_WRITTEN INSTRUCTION_
From the first line of the data below through the line holding "west] (priceAttr) at", output each line exactly and leave the pictures out.

****************

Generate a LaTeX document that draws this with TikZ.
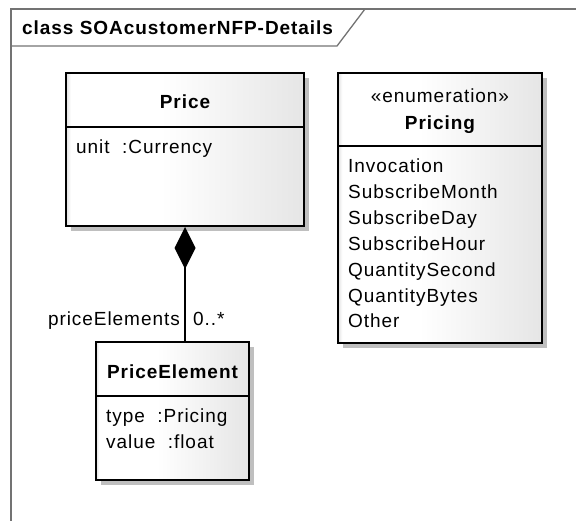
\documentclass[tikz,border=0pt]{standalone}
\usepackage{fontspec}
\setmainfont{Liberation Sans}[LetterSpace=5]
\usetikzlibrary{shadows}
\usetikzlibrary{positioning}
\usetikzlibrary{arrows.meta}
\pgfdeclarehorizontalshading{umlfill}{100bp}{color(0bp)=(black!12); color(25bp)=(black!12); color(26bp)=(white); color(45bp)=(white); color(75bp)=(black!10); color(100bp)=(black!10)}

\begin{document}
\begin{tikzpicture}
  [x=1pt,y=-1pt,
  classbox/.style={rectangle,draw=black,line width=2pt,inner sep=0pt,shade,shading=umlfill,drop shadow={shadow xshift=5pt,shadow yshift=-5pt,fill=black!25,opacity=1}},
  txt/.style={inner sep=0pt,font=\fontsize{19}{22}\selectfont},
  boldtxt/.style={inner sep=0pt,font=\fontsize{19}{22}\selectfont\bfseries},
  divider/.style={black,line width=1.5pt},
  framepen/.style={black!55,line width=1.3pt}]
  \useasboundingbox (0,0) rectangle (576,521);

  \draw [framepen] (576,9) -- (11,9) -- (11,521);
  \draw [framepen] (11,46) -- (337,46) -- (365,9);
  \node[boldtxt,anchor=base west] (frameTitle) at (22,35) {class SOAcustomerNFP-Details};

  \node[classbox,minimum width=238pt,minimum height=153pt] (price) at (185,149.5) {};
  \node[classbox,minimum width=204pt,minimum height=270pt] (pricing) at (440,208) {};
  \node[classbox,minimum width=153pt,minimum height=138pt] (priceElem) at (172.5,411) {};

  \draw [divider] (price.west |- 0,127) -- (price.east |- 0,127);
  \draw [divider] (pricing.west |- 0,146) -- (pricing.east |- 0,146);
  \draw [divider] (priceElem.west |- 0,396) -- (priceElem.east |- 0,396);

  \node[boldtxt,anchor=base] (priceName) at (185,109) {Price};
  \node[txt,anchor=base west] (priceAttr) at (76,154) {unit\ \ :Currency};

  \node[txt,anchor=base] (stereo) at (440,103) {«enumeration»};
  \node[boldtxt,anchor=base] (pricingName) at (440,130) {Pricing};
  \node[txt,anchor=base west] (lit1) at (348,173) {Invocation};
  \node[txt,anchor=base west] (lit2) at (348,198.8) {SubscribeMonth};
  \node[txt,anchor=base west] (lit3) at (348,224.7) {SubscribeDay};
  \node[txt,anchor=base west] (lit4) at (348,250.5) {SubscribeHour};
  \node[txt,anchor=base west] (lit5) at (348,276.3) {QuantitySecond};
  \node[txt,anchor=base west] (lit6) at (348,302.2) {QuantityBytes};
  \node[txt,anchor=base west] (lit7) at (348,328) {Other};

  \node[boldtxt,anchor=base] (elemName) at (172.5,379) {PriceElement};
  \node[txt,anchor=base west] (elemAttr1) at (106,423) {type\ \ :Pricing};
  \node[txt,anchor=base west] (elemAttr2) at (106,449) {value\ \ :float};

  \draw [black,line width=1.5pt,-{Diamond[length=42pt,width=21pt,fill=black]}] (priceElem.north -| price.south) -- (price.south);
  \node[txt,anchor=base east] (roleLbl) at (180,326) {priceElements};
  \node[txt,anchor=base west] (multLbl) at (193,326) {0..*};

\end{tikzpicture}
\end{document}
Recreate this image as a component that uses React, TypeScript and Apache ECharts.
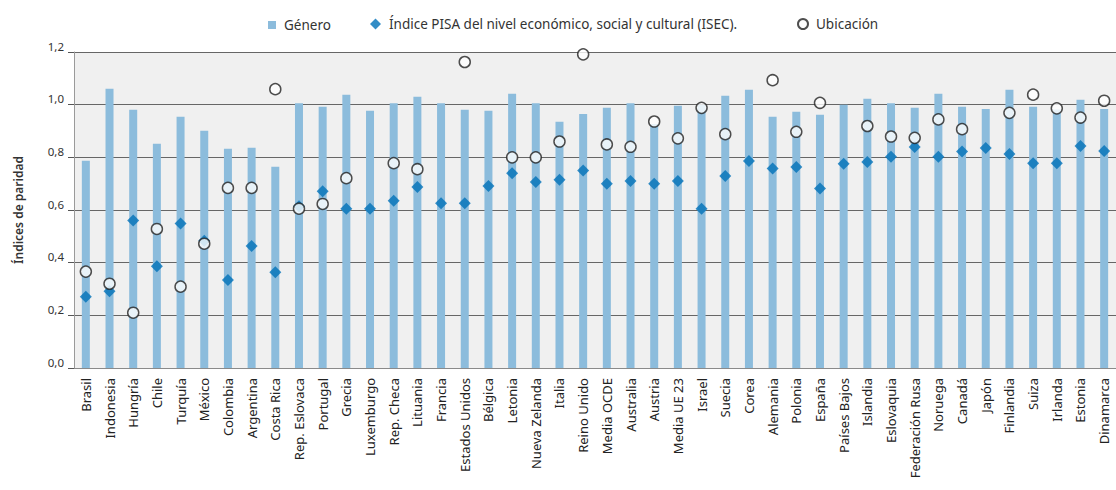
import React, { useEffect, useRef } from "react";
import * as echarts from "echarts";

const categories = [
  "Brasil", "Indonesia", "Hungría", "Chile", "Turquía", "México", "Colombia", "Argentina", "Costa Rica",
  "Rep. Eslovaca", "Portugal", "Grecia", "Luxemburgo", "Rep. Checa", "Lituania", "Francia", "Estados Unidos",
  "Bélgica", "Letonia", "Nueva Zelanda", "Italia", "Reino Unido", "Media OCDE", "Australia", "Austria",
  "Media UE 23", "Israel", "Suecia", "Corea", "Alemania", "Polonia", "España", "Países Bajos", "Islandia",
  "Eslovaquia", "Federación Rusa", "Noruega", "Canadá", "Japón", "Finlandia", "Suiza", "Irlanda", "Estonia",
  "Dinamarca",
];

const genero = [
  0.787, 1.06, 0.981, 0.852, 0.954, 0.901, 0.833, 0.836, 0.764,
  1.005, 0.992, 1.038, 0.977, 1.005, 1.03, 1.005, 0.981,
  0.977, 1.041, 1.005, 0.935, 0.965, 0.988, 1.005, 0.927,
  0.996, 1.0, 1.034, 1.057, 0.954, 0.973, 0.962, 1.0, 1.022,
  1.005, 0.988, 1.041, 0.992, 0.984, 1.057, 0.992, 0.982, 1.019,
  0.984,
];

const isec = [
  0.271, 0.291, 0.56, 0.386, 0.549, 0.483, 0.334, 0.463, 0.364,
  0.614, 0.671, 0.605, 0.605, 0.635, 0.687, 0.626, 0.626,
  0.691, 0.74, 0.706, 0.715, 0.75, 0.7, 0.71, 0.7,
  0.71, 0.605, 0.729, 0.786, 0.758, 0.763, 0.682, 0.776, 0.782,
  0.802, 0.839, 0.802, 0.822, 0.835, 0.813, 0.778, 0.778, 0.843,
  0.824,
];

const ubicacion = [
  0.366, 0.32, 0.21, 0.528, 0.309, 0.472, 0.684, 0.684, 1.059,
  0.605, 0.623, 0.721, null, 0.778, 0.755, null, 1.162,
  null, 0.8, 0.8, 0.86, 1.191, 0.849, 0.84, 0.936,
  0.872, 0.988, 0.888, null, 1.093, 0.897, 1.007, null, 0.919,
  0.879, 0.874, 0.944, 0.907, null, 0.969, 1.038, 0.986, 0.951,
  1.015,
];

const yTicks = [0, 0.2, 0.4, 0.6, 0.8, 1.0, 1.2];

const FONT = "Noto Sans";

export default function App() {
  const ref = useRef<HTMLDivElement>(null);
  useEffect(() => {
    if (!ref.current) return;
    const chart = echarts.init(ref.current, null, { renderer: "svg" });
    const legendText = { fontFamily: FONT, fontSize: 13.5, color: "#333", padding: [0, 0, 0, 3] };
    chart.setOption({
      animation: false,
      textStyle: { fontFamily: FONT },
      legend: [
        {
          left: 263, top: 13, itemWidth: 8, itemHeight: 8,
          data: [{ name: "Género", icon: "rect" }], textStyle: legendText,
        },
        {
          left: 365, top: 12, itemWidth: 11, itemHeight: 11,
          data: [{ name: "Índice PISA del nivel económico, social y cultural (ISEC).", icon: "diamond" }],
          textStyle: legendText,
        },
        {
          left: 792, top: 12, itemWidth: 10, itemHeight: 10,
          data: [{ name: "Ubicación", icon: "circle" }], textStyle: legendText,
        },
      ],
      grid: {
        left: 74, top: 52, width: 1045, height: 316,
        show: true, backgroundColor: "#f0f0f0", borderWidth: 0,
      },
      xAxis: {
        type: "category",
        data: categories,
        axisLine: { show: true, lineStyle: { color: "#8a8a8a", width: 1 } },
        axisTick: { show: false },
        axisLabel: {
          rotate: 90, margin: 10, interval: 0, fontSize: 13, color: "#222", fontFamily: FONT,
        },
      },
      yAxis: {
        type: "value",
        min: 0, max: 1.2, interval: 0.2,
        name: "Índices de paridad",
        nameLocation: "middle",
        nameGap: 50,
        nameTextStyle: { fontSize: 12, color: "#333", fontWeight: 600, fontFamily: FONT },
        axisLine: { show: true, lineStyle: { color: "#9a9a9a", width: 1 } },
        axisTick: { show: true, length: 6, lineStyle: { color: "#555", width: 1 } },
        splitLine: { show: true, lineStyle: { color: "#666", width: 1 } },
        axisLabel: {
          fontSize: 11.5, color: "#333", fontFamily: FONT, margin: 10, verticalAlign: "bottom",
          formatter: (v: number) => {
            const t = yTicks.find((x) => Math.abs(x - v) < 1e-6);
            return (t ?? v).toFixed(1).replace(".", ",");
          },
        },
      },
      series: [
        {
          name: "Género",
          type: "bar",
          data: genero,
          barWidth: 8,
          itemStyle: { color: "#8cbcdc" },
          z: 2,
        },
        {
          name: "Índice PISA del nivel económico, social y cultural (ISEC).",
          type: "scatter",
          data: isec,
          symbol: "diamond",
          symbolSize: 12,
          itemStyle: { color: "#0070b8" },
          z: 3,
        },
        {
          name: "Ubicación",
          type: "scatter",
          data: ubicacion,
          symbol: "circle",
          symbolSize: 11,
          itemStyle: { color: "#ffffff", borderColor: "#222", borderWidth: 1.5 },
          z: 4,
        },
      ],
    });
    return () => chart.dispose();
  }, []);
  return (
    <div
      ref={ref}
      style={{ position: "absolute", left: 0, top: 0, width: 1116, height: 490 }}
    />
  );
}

****************

_RESPONSE BELOW_
Generate a LaTeX document that draws this with TikZ.
\documentclass[tikz,border=0pt]{standalone}
\usepackage{fontspec}
\setmainfont{Liberation Sans}[LetterSpace=5]
\usetikzlibrary{shadows}
\usetikzlibrary{positioning}
\usetikzlibrary{arrows.meta}
\pgfdeclarehorizontalshading{umlfill}{100bp}{color(0bp)=(black!12); color(25bp)=(black!12); color(26bp)=(white); color(45bp)=(white); color(75bp)=(black!10); color(100bp)=(black!10)}

\begin{document}
\begin{tikzpicture}
  [x=1pt,y=-1pt,
  classbox/.style={rectangle,draw=black,line width=2pt,inner sep=0pt,shade,shading=umlfill,drop shadow={shadow xshift=5pt,shadow yshift=-5pt,fill=black!25,opacity=1}},
  txt/.style={inner sep=0pt,font=\fontsize{19}{22}\selectfont},
  boldtxt/.style={inner sep=0pt,font=\fontsize{19}{22}\selectfont\bfseries},
  divider/.style={black,line width=1.5pt},
  framepen/.style={black!55,line width=1.3pt}]
  \useasboundingbox (0,0) rectangle (576,521);

  \draw [framepen] (576,9) -- (11,9) -- (11,521);
  \draw [framepen] (11,46) -- (337,46) -- (365,9);
  \node[boldtxt,anchor=base west] (frameTitle) at (22,35) {class SOAcustomerNFP-Details};

  \node[classbox,minimum width=238pt,minimum height=153pt] (price) at (185,149.5) {};
  \node[classbox,minimum width=204pt,minimum height=270pt] (pricing) at (440,208) {};
  \node[classbox,minimum width=153pt,minimum height=138pt] (priceElem) at (172.5,411) {};

  \draw [divider] (price.west |- 0,127) -- (price.east |- 0,127);
  \draw [divider] (pricing.west |- 0,146) -- (pricing.east |- 0,146);
  \draw [divider] (priceElem.west |- 0,396) -- (priceElem.east |- 0,396);

  \node[boldtxt,anchor=base] (priceName) at (185,109) {Price};
  \node[txt,anchor=base west] (priceAttr) at (76,154) {unit\ \ :Currency};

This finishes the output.